In her proposal for the pavilion, Cruz wrote, “The exhibition looks at both artists as emblematic of the experience of Rizal’s devil of comparisons. The exhibition proposes a reading of both the Philippines and the West through their works.” Cruz is referring to José Rizal, the Filipino nationalist known for his novel Noli me Tángere. A 2016 article in the Manila Times explains that the protagonist returns to Manila after an absence abroad, and it is not as he remembers: “Manila, in his view, is a far cry from the mighty European cities he has experienced. He is afflicted by what Rizal called ‘el demonio de lascomparaciones’—the devil of comparisons.”

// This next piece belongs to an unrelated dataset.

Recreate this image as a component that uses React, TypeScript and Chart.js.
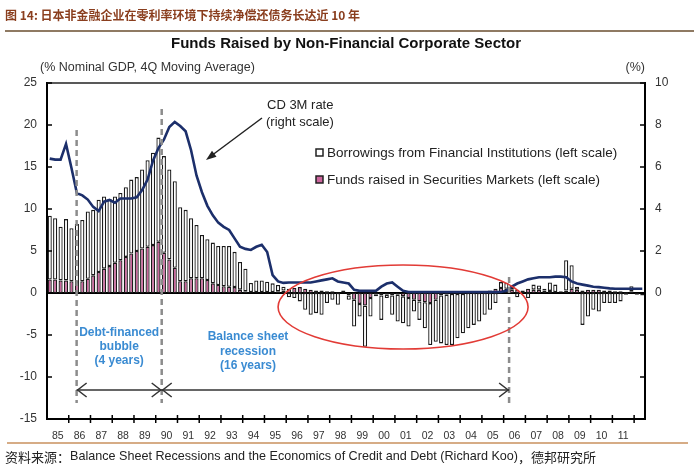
import React, { useEffect, useRef } from 'react';
import { Chart, registerables } from 'chart.js';

Chart.register(...registerables);

// ---------- DATA ----------
const YEAR_LABELS = ['85','86','87','88','89','90','91','92','93','94','95','96','97','98','99','00','01','02','03','04','05','06','07','08','09','10','11'];
const EXTRA_QUARTERS = ['12Q1', '12Q2'];
const QUARTERS = [
  ...YEAR_LABELS.flatMap((y) => ['Q1', 'Q2', 'Q3', 'Q4'].map((q) => y + q)),
  ...EXTRA_QUARTERS,
];

// Borrowings from Financial Institutions (% of nominal GDP, left scale)
const BORROWINGS = [
  7.6, 7.3, 6.4, 7.3,      // 85
  6.3, 6.9, 7.3, 8.0,      // 86
  7.8, 8.6, 8.6, 8.0,      // 87
  7.9, 8.0, 8.3, 8.8,      // 88
  8.8, 9.4, 10.3, 11.0,    // 89
  12.4, 11.5, 10.7, 10.3,  // 90
  8.8, 8.5, 7.15, 6.35,    // 91
  5.15, 4.85, 4.85, 4.65,  // 92
  4.8, 4.85, 4.2, 3.3,     // 93
  2.7, 1.1, 1.4, 1.4,      // 94
  1.25, 1.05, 0.75, 0.45,  // 95
  -0.5, -0.6, -1.0, -2.0,  // 96
  -2.6, -2.4, -2.6, -1.2,  // 97
  -0.8, -1.4, 0.2, -0.5,   // 98
  -3.2, -1.5, -4.9, -2.2,  // 99
  -0.2, -2.9, -0.4, -2.3,  // 00
  -3.2, -3.2, -3.4, -1.4,  // 01
  -2.2, -3.1, -5.0, -5.0,  // 02
  -5.7, -6.0, -6.1, -5.3,  // 03
  -4.7, -4.2, -3.8, -3.4,  // 04
  -2.6, -2.0, -1.2, 0.7,   // 05
  0.7, 0.3, -0.5, 0.0,     // 06
  -0.6, 0.6, 0.5, 0.2,     // 07
  1.0, 0.9, 0.1, 3.6,      // 08
  2.8, 0.35, -3.8, -2.8,   // 09
  -2.0, -2.2, -1.2, -1.2,  // 10
  -1.2, -1.0, -0.2, 0.6,   // 11
  -0.2, -0.2,              // 12
];

// Funds raised in Securities Markets (% of nominal GDP, left scale)
const SECURITIES = [
  1.6, 1.6, 1.5, 1.5,
  1.4, 1.3, 1.4, 1.7,
  2.1, 2.5, 2.9, 3.2,
  3.6, 3.9, 4.3, 4.7,
  5.0, 5.3, 5.5, 5.7,
  6.1, 4.8, 4.0, 3.0,
  1.4, 1.4, 1.75, 1.75,
  1.75, 1.55, 1.15, 0.95,
  0.8, 0.75, 0.7, 0.4,
  0.2, 0.1, 0.1, 0.1,
  0.1, 0.1, 0.2, 0.3,
  0.5, 0.6, 0.7, 0.5,
  0.4, 0.3, 0.3, 0.2,
  0.2, 0.1, 0.1, -0.3,
  -0.8, -1.3, -1.5, -0.6,
  -0.2, -0.3, -0.2, -0.3,
  -0.2, -0.4, -0.6, -0.8,
  -1.0, -1.1, -1.2, -0.8,
  -0.3, -0.2, -0.1, -0.1,
  -0.1, 0.0, 0.1, 0.1,
  0.2, 0.3, 0.5, 0.6,
  0.5, 0.4, 0.4, 0.3,
  0.5, 0.4, 0.4, 0.3,
  0.25, 0.1, 0.1, 0.3,
  0.5, 0.4, 0.3, 0.4,
  0.4, 0.4, 0.3, 0.3,
  0.2, 0.2, 0.1, 0.2,
  0.0, -0.1,
];

// CD 3M rate (%, right scale)
const CD_RATE = [
  6.4, 6.35, 6.35, 7.1,
  5.95, 4.75, 4.65, 4.45,
  4.1, 3.9, 4.35, 4.43,
  4.3, 4.5, 4.5, 4.5,
  4.56, 4.9, 5.4, 6.3,
  6.9, 7.3, 7.9, 8.15,
  7.95, 7.7, 6.8, 5.6,
  4.8, 4.15, 3.7, 3.35,
  3.15, 3.0, 2.6, 2.2,
  2.1, 2.05, 2.2, 2.3,
  1.95, 0.85, 0.55, 0.48,
  0.5, 0.5, 0.5, 0.5,
  0.5, 0.55, 0.6, 0.65,
  0.7, 0.55, 0.5, 0.45,
  0.15, 0.1, 0.1, 0.1,
  0.1, 0.3, 0.45, 0.5,
  0.3, 0.1, 0.05, 0.05,
  0.05, 0.05, 0.05, 0.05,
  0.05, 0.05, 0.05, 0.05,
  0.05, 0.05, 0.05, 0.05,
  0.05, 0.05, 0.05, 0.05,
  0.1, 0.3, 0.45, 0.55,
  0.65, 0.7, 0.75, 0.75,
  0.75, 0.78, 0.78, 0.75,
  0.55, 0.45, 0.4, 0.35,
  0.3, 0.28, 0.25, 0.22,
  0.2, 0.2, 0.2, 0.2,
  0.2, 0.2,
];

// Phase markers (position in quarters from 85Q1)
const PHASE_MARKS = [4.95, 20.6, 84.5];

// ---------- STYLE ----------
const FONT = '"Liberation Sans", Arial, Helvetica, sans-serif';
const CJK = '"Noto Sans CJK SC", "Noto Sans CJK JP", sans-serif';
const BLUE_TEXT = '#3A8BD2';
const PINK = '#CC659D';

function line(ctx: CanvasRenderingContext2D, x1: number, y1: number, x2: number, y2: number) {
  ctx.beginPath();
  ctx.moveTo(x1, y1);
  ctx.lineTo(x2, y2);
  ctx.stroke();
}

function chevron(ctx: CanvasRenderingContext2D, x: number, y: number, dir: number) {
  ctx.beginPath();
  ctx.moveTo(x - dir * 9, y - 7);
  ctx.lineTo(x, y);
  ctx.lineTo(x - dir * 9, y + 7);
  ctx.stroke();
}

const decor = {
  id: 'decor',
  beforeDatasetsDraw(chart: any) {
    const { ctx, chartArea: a, scales } = chart;
    const y0 = scales.y.getPixelForValue(0);
    ctx.save();
    ctx.strokeStyle = '#000';
    ctx.lineWidth = 2;
    line(ctx, a.left, y0, a.right, y0);
    ctx.restore();
  },
  afterDraw(chart: any) {
    const { ctx, chartArea: a, scales } = chart;
    const xs = scales.x;
    const ys = scales.y;
    const p0 = xs.getPixelForValue(0);
    const w = xs.getPixelForValue(1) - p0;
    const qx = (q: number) => p0 + q * w;

    ctx.save();

    // header
    ctx.textBaseline = 'middle';
    ctx.fillStyle = '#8A3E1E';
    ctx.font = `bold 12px ${CJK}`;
    ctx.textAlign = 'left';
    ctx.fillText('图 14: 日本非金融企业在零利率环境下持续净偿还债务长达近 10 年', 5, 15);
    ctx.strokeStyle = '#8F7A63';
    ctx.lineWidth = 2;
    line(ctx, 5, 31, 694, 31);

    // chart title
    ctx.fillStyle = '#111';
    ctx.font = `bold 15px ${FONT}`;
    ctx.textAlign = 'center';
    ctx.fillText('Funds Raised by Non-Financial Corporate Sector', 346, 44);

    // axis units
    ctx.font = `12.5px ${FONT}`;
    ctx.fillStyle = '#333';
    ctx.textAlign = 'left';
    ctx.fillText('(% Nominal GDP, 4Q Moving Average)', 40, 68);
    ctx.textAlign = 'right';
    ctx.fillText('(%)', 645, 68);

    // frame: top and bottom lines
    ctx.strokeStyle = '#222';
    ctx.lineWidth = 1.5;
    line(ctx, a.left, a.top, a.right, a.top);
    ctx.strokeStyle = '#000';
    ctx.lineWidth = 2;
    line(ctx, a.left - 1, a.bottom, a.right + 1, a.bottom);

    // inner ticks on y axes
    ctx.lineWidth = 1.5;
    for (let v = -15; v <= 25; v += 5) {
      const y = ys.getPixelForValue(v);
      line(ctx, a.left, y, a.left + 5, y);
    }
    const y2 = scales.y2;
    for (let v = -6; v <= 10; v += 2) {
      const y = y2.getPixelForValue(v);
      line(ctx, a.right - 5, y, a.right, y);
    }

    // year tick marks and labels
    ctx.font = `10.5px ${FONT}`;
    ctx.fillStyle = '#333';
    ctx.textAlign = 'center';
    YEAR_LABELS.forEach((lab, k) => {
      const c = (qx(4 * k) + qx(4 * k + 3)) / 2;
      ctx.fillText(lab, c, a.bottom + 17);
      const b = qx(4 * k + 4) - w / 2;
      line(ctx, b, a.bottom - 4, b, a.bottom + 4);
    });

    // phase dashed lines
    ctx.strokeStyle = '#8C8C8C';
    ctx.lineWidth = 2.5;
    ctx.setLineDash([6, 4]);
    const tops = [19.4, 21.9, 1.9];
    PHASE_MARKS.forEach((q, i) => {
      const x = qx(q);
      line(ctx, x, ys.getPixelForValue(tops[i]), x, ys.getPixelForValue(-13.1));
    });
    ctx.setLineDash([]);

    // phase arrows
    const ya = ys.getPixelForValue(-11.55);
    const xA = qx(PHASE_MARKS[0]);
    const xB = qx(PHASE_MARKS[1]);
    const xC = qx(PHASE_MARKS[2]);
    ctx.strokeStyle = '#333';
    ctx.lineWidth = 1.5;
    line(ctx, xA, ya, xB, ya);
    line(ctx, xB, ya, xC, ya);
    chevron(ctx, xA + 1, ya, -1);
    chevron(ctx, xB - 1, ya, 1);
    chevron(ctx, xB + 1, ya, -1);
    chevron(ctx, xC - 1, ya, 1);

    // phase texts
    ctx.fillStyle = BLUE_TEXT;
    ctx.font = `bold 12px ${FONT}`;
    ctx.textAlign = 'center';
    const cA = (xA + xB) / 2;
    ['Debt-financed', 'bubble', '(4 years)'].forEach((t, i) => ctx.fillText(t, cA, 333 + i * 14));
    ['Balance sheet', 'recession', '(16 years)'].forEach((t, i) => ctx.fillText(t, 248, 337 + i * 14.5));

    // red ellipse
    ctx.strokeStyle = '#E23B36';
    ctx.lineWidth = 1.6;
    ctx.beginPath();
    ctx.ellipse(qx(65), ys.getPixelForValue(-1.67), 125, 42, 0, 0, Math.PI * 2);
    ctx.stroke();

    // CD label + arrow
    ctx.fillStyle = '#222';
    ctx.font = `13px ${FONT}`;
    ctx.textAlign = 'left';
    ctx.fillText('CD 3M rate', 267, 105);
    ctx.fillText('(right scale)', 266, 122);
    const ax1 = 262, ay1 = 118, ax2 = 206, ay2 = 160;
    ctx.strokeStyle = '#222';
    ctx.lineWidth = 1.5;
    line(ctx, ax1, ay1, ax2 + 5, ay2 - 4);
    const ang = Math.atan2(ay2 - ay1, ax2 - ax1);
    ctx.beginPath();
    ctx.moveTo(ax2, ay2);
    ctx.lineTo(ax2 - 11 * Math.cos(ang - 0.35), ay2 - 11 * Math.sin(ang - 0.35));
    ctx.lineTo(ax2 - 11 * Math.cos(ang + 0.35), ay2 - 11 * Math.sin(ang + 0.35));
    ctx.closePath();
    ctx.fill();

    // legend
    const legend = [
      { t: 'Borrowings from Financial Institutions (left scale)', fill: '#FFFFFF', y: 153 },
      { t: 'Funds raised in Securities Markets (left scale)', fill: PINK, y: 180 },
    ];
    ctx.font = `13.5px ${FONT}`;
    legend.forEach((l) => {
      ctx.fillStyle = l.fill;
      ctx.fillRect(316, l.y - 4, 7, 7);
      ctx.strokeStyle = '#222';
      ctx.lineWidth = 1.5;
      ctx.strokeRect(316, l.y - 4, 7, 7);
      ctx.fillStyle = '#222';
      ctx.fillText(l.t, 327, l.y);
    });

    // footer
    ctx.strokeStyle = '#C8905E';
    ctx.lineWidth = 1.5;
    line(ctx, 7, 443, 688, 443);
    let fx = 5;
    const fy = 457;
    ctx.fillStyle = '#222';
    ctx.font = `13px ${CJK}`;
    const s1 = '资料来源：';
    ctx.fillText(s1, fx, fy);
    fx += ctx.measureText(s1).width;
    ctx.font = `12.6px ${FONT}`;
    const s2 = 'Balance Sheet Recessions and the Economics of Credit and Debt (Richard Koo)';
    ctx.fillText(s2, fx, fy);
    fx += ctx.measureText(s2).width;
    ctx.font = `13px ${CJK}`;
    ctx.fillText('，德邦研究所', fx, fy);

    ctx.restore();
  },
};

export default function App() {
  const ref = useRef<HTMLCanvasElement>(null);
  useEffect(() => {
    const chart = new Chart(ref.current as HTMLCanvasElement, {
      type: 'bar',
      data: {
        labels: QUARTERS,
        datasets: [
          {
            type: 'line',
            label: 'CD 3M rate (right scale)',
            data: CD_RATE,
            yAxisID: 'y2',
            borderColor: '#1C2F6B',
            borderWidth: 2.6,
            pointRadius: 0,
            tension: 0,
            order: 0,
          } as any,
          {
            label: 'Funds raised in Securities Markets (left scale)',
            data: SECURITIES,
            yAxisID: 'y',
            backgroundColor: PINK,
            borderColor: '#1a1a1a',
            borderWidth: 1.3,
            borderSkipped: false,
            barPercentage: 0.76,
            categoryPercentage: 1,
            order: 1,
          },
          {
            label: 'Borrowings from Financial Institutions (left scale)',
            data: BORROWINGS,
            yAxisID: 'y',
            backgroundColor: '#FFFFFF',
            borderColor: '#1a1a1a',
            borderWidth: 1.3,
            borderSkipped: false,
            barPercentage: 0.76,
            categoryPercentage: 1,
            order: 2,
          },
        ],
      },
      options: {
        responsive: false,
        devicePixelRatio: 1,
        animation: false,
        layout: { padding: { top: 83, bottom: 54, left: 0, right: 0 } },
        plugins: { legend: { display: false }, tooltip: { enabled: false }, title: { display: false } },
        scales: {
          x: { type: 'category', display: false, stacked: true, offset: true },
          y: {
            position: 'left',
            stacked: true,
            min: -15,
            max: 25,
            ticks: { stepSize: 5, padding: 10, color: '#333', font: { family: FONT, size: 12 } },
            grid: { display: false, drawTicks: false },
            border: { display: true, color: '#000', width: 2 },
            afterFit: (s: any) => { s.width = 47; },
          },
          y2: {
            position: 'right',
            min: -6,
            max: 10,
            ticks: {
              stepSize: 2,
              padding: 10,
              color: '#333',
              font: { family: FONT, size: 12 },
              callback: (v: any) => (Number(v) >= 0 ? String(v) : ''),
            },
            grid: { display: false, drawTicks: false },
            border: { display: true, color: '#000', width: 2 },
            afterFit: (s: any) => { s.width = 55; },
          },
        },
      },
      plugins: [decor],
    } as any);
    return () => chart.destroy();
  }, []);
  return (
    <div style={{ position: 'absolute', left: 0, top: 0, width: 700, height: 473, background: '#fff' }}>
      <canvas ref={ref} width={700} height={473} style={{ display: 'block', width: 700, height: 473 }} />
    </div>
  );
}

This analogy makes sense when looking at the two artist’s backgrounds. Ocampo lives and works in Manila but lived in California for about then years in the 1980s and ’90s. He has also been included in numerous international biennials, most notably the 1993 Venice Biennale and Documenta IX in 1992. For his contribution to the pavilion, Ocampo will present works from the ’90s in dialogue with recent works. Maestro splits her time between France, Canada, and the Philippines. Her work is “concerned with questions of how we occupy space, how space occupies us, as well as how our space is occupied with and by others,” according to her Artist Pension Trust biography. She too has been in a number of major shows, including the 2008 Sharjah Biennial, the 1997 Istanbul Biennial, and the 1994 Havana Biennial.